Many high quality domestic speakers have a sensitivity between ~84 dB and ~94 dB, but professional speakers can have a sensitivity between ~90 dB and ~100 dB. An '84 dB' source would require a 400-watt amplifier to produce the same acoustical power (perceived loudness) as a '90 dB' source being driven by a 100-watt amplifier, or a '100 dB' source being driven by a 10 watt amplifier. A good measure of the 'power' of a system is therefore a plot of maximum loudness before clipping of the amplifier and loudspeaker combined, in dB SPL, at the listening position intended, over the audible frequency spectrum. The human ear is less sensitive to low frequencies, as indicated by Equal-loudness contours, so a well-designed system should be capable of generating relatively higher sound levels below 100 Hz before clipping.”

https://en.wikipedia.org/wiki/Audio_power

https://www.gcaudio.com/tips-tricks/the-relationship-of-voltage-loudness-power-and-decibels/

https://benchmarkmedia.com/blogs/application_notes/speaker-efficiency-and-amplifier-power

Okay now it’s your turn .

 

[Hooster]

Ok mister hooster (1) speakers don't have any mechanism to know whether they are connected to 40w or 1kw amp (2) for a perceived loudness on a speaker, only voltage matters not the power of amp.

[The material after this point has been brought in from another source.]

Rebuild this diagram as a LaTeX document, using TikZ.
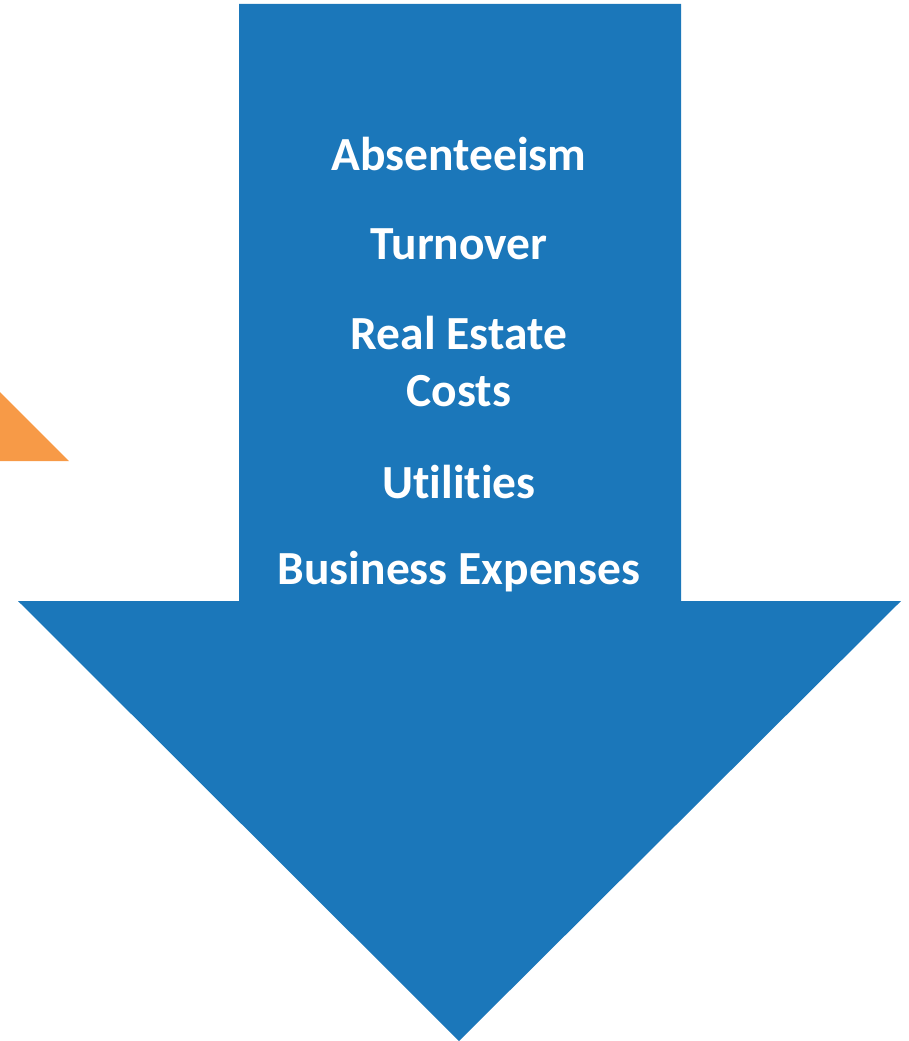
\documentclass[tikz,border=0pt]{standalone}
\usepackage{fontspec}
\setmainfont[Ligatures={NoCommon}]{Carlito}
\definecolor{arrowblue}{HTML}{1B77BA}
\definecolor{accentorange}{HTML}{F79A47}
\begin{document}
\begin{tikzpicture}[x=1pt,y=-1pt,
  label text/.style={text=white,font=\fontsize{47.5}{57}\selectfont\bfseries,align=center,inner sep=0pt}]
\useasboundingbox (0,0) rectangle (908,1041);
% orange corner triangle on the left edge
\fill[accentorange] (0,392) -- (69,461) -- (0,461) -- cycle;
% big downward arrow
\fill[arrowblue] (239,4) -- (681,4) -- (681,601) -- (901,601) -- (459,1041)
  -- (18,601) -- (239,601) -- cycle;
% labels inside the shaft
\node[label text] (abs) at (459,154) {Absenteeism};
\node[label text] (turn) at (459,244) {Turnover};
\node[label text] (real) at (459,362) {Real Estate\\Costs};
\node[label text] (util) at (459,482) {Utilities};
\node[label text] (biz) at (459,572) {Business Expenses};
\end{tikzpicture}
\end{document}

The efficiency of a speaker is normally specified as how many dB it can produce given the input of an amplifier producing 1 watt. Doubling the power, in watts will make the speaker play 3dB louder. If you double it again you will get another 3dB and so on and so forth. The amount of power in watts that an amplifier puts into a speaker does indeed determine how loud it is playing.

Why are you writing the things you write here in this forum? How is it helpful or on topic? Are you trolling by posting misinformation and then abusing people who are trying to correct you.

Could you at least try to understand this subject? "Where is amp?" You know full well where the amp is, it is what is producing the power discussed.